I have been eating well for about a year and a half now. I spoke in a previous post about my diet boredom—I have a hard time deciding what to eat now because nothing sounds compelling. I realize that diet boredom means I don’t have cravings anymore. I continue to be amazed at the effects of eating well and regularly. I never thought this would happen to me.

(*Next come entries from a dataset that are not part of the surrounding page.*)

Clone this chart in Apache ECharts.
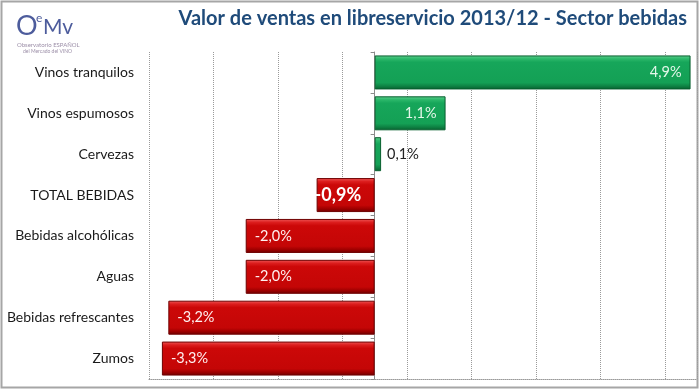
<!DOCTYPE html>
<html>
<head>
<meta charset="utf-8">
<script src="https://cdn.jsdelivr.net/npm/echarts@6/dist/echarts.min.js"></script>
<style>
html,body{margin:0;padding:0;background:#fff;}
#chart{width:700px;height:390px;}
</style>
</head>
<body>
<div id="chart"></div>
<script>
const categories = ['Vinos tranquilos','Vinos espumosos','Cervezas','TOTAL BEBIDAS','Bebidas alcohólicas','Aguas','Bebidas refrescantes','Zumos'];
const values = [4.9, 1.1, 0.1, -0.9, -2.0, -2.0, -3.2, -3.3];
const titleText = 'Valor de ventas en libreservicio 2013/12 - Sector bebidas';

const FONT = 'Lato';
const greenFill = {type:'linear',x:0,y:0,x2:0,y2:1,colorStops:[
  {offset:0,color:'#5fd08f'},{offset:0.1,color:'#2cb86a'},{offset:0.2,color:'#16a65a'},
  {offset:0.8,color:'#14a055'},{offset:0.9,color:'#0e8344'},{offset:1,color:'#075f2e'}]};
const redFill = {type:'linear',x:0,y:0,x2:0,y2:1,colorStops:[
  {offset:0,color:'#ef5a5a'},{offset:0.1,color:'#dc1e1e'},{offset:0.2,color:'#cc0808'},
  {offset:0.8,color:'#c40606'},{offset:0.9,color:'#a00000'},{offset:1,color:'#6e0000'}]};

function fmt(v){ return v.toFixed(1).replace('.',',') + '%'; }

const seriesData = values.map(function(v, i){
  const pos = v >= 0;
  const item = {
    value: v,
    itemStyle: {color: pos ? greenFill : redFill, borderColor: pos ? '#075f2e' : '#6e0000', borderWidth: 1},
    label: {
      show: true,
      position: pos ? 'insideRight' : 'insideLeft',
      distance: 9,
      color: pos ? '#e4f7ea' : '#fff0f0',
      fontSize: 14.5,
      fontFamily: FONT,
      formatter: function(p){ return fmt(p.value); }
    }
  };
  if (Math.abs(v) < 0.5 && pos) {
    item.label.position = 'right';
    item.label.distance = 6;
    item.label.color = '#222';
  }
  if (categories[i] === 'TOTAL BEBIDAS') {
    item.label.fontWeight = 'bold';
    item.label.fontSize = 18;
    item.label.color = '#ffffff';
    item.label.distance = -2;
  }
  return item;
});

const chart = echarts.init(document.getElementById('chart'), null, {renderer:'canvas'});
chart.setOption({
  animation: false,
  backgroundColor: '#ffffff',
  title: {
    text: titleText,
    right: 8, top: 4,
    textStyle: {color:'#1f4b7a', fontSize: 20, fontWeight:'bold', fontFamily: FONT}
  },
  graphic: [
    {type:'rect', shape:{x:1.5,y:1.5,width:696,height:386}, style:{fill:'none', stroke:'#a6a6a6', lineWidth:2}, silent:true},
    {type:'text', left:16, top:13, style:{text:'O', fontSize:27, fontFamily:FONT, fill:'#4d5c9c', fontWeight:'normal'}},
    {type:'text', left:36, top:12, style:{text:'e', fontSize:12, fontFamily:FONT, fill:'#4d5c9c'}},
    {type:'text', left:43, top:17, style:{text:'Mv', fontSize:21, fontFamily:FONT, fill:'#4d5c9c'}},
    {type:'text', left:17, top:42, style:{text:'Observatorio ESPAÑOL', fontSize:6, fontFamily:FONT, fill:'#9c8fa8'}},
    {type:'text', left:23, top:49, style:{text:'del Mercado del VINO', fontSize:5, fontFamily:FONT, fill:'#9c8fa8'}}
  ],
  grid: {left:149, right:3, top:52, bottom:11, containLabel:false},
  xAxis: {
    type:'value', min:-3.5, max:5, interval:1,
    axisLabel:{show:false}, axisTick:{show:false},
    axisLine:{show:true, lineStyle:{color:'#9a9a9a', type:'dotted', width:1}},
    splitLine:{show:true, lineStyle:{color:'#9a9a9a', type:'dotted', width:1}}
  },
  yAxis: [
    {
      type:'category', data:categories, inverse:true,
      axisLine:{show:false, onZero:false}, axisTick:{show:false},
      axisLabel:{margin:15, color:'#1a1a1a', fontSize:14, fontFamily:FONT},
      splitLine:{show:false}
    },
    {
      type:'category', data:categories, inverse:true, position:'left',
      axisLine:{show:true, onZero:true, lineStyle:{color:'#8c8c8c', width:1}},
      axisTick:{show:true, length:4, lineStyle:{color:'#8c8c8c'}},
      axisLabel:{show:false}, splitLine:{show:false}
    }
  ],
  series: [{
    type:'bar', yAxisIndex:0, data:seriesData, barWidth:34
  }]
});
</script>
</body>
</html>
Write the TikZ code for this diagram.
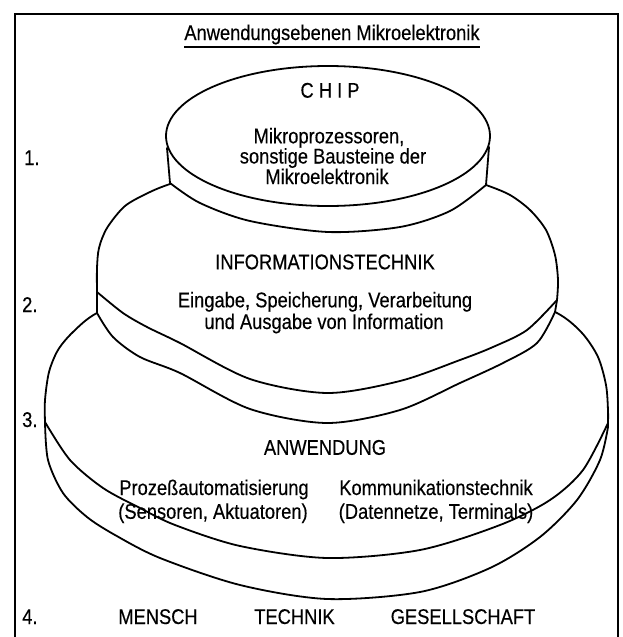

Additionally, since the diet boredom has set in, I’ve begun to notice the difference in the quality of my hunger. I haven’t been able to quite articulate it adequately to myself yet, but it seems the fear and anxiety, which have always skulked around my eating, are dissipating. Like eating—is just eating. I never, ever, imagined I would feel this way. I can’t remember a time when I ever have.”
— Elizabeth
“I want to let you know the impact your work has had on my life. I read your first book several years ago, and…it was a keystone in my total recovery from many years of compulsive eating, bulimia, and chronic self-blame. I now celebrate 15 years of freedom, and, after graduating from Columbia University’s integrative nutrition program, I look forward to the opportunity to help others break free as well! I will most assuredly be giving you and your work lots of credit along the way. So…thank you, thank you, thank you!”
— Melissa M. C.
“I really want to thank you. I found your book my senior year of college and it truly saved my life. I have been following your [recommendations] for the past 10 years. I am 32 years old, I have 2 boys, ages 3 and 5. I come from a family where everyone is overweight. My family and friends all think I got “lucky” with the skinny gene.
I brought your book home 10 years ago and read it cover to cover and immediately started practicing. It did take some time, but eventually I figured it out. Not only did I lose the weight, but I gained my life back. Thank you.”
— Andrea O.
“My diet history began with TOPS and included diet pills (amphetamines), Weight Watchers, Overeaters Anonymous, and Overeaters Victorious, to name a few. I began Naturally Thin living in 1993, when I was 50 years old. My last binge happened a week after I started Naturally Thin. I was surprised that my appetite and relationship with food became normal within just a few months. I actually felt ‘naturally thin’ once my appetite normalized, even before I’d lost much weight. I dropped sizes slowly and erratically, leveling off during several crises in my life. I finally weighed myself at a size 10 and had lost 40 pounds, down from a snug size 16 to a 10. I was once miserably and hopelessly diet addicted, and now I really am naturally thin. You have to get right with food first, and the weight trouble gradually takes care of itself. You just can’t believe it until it happens to you and then it’s like getting your whole life back.”
— Liz B.
HI! What is so different about MY story is that I am 65 years old, and the beginning of May I finally!!!!!! decided-enough-is-enough. I have not eaten any food that has a Glycemic Index of ten or less and GUESS WHAT?
Food/eating/obsessing about my weight———is gone! I am free, at last. Eating or not eating has been a BIG issue ever since I was borderline anorexic at the age of 30——thats 35 years that this “food issue” has always been a big part of each day. I have never been obese—no way—I would become anorexic before that would happen!!!!!!!!
But now, for the first time, with the help of the Lord and your book—-I, me, Nancy am in control—not the other way around. AND the best part is—-its been so easy. I should have quit the sweets a long time ago, because I’m also borderline hypoglycemic—-BUT I could never imagine not eating sweets. But now I take a little bite of a dessert IF I am tempted. I think my clothes are feeling looser, its been almost 30 days, but I don’t even really care about that.
I AM IN CONTROL!!!!!!!!! THAT IS THE BEST!
I thought you might find, my story, very interesting—-because of my age. Why didn’t I do it sooner—I guess your book was the motivation. Thank you for writing it and Thank You Lord for putting it into my hands.
God bless you and keep up the good work.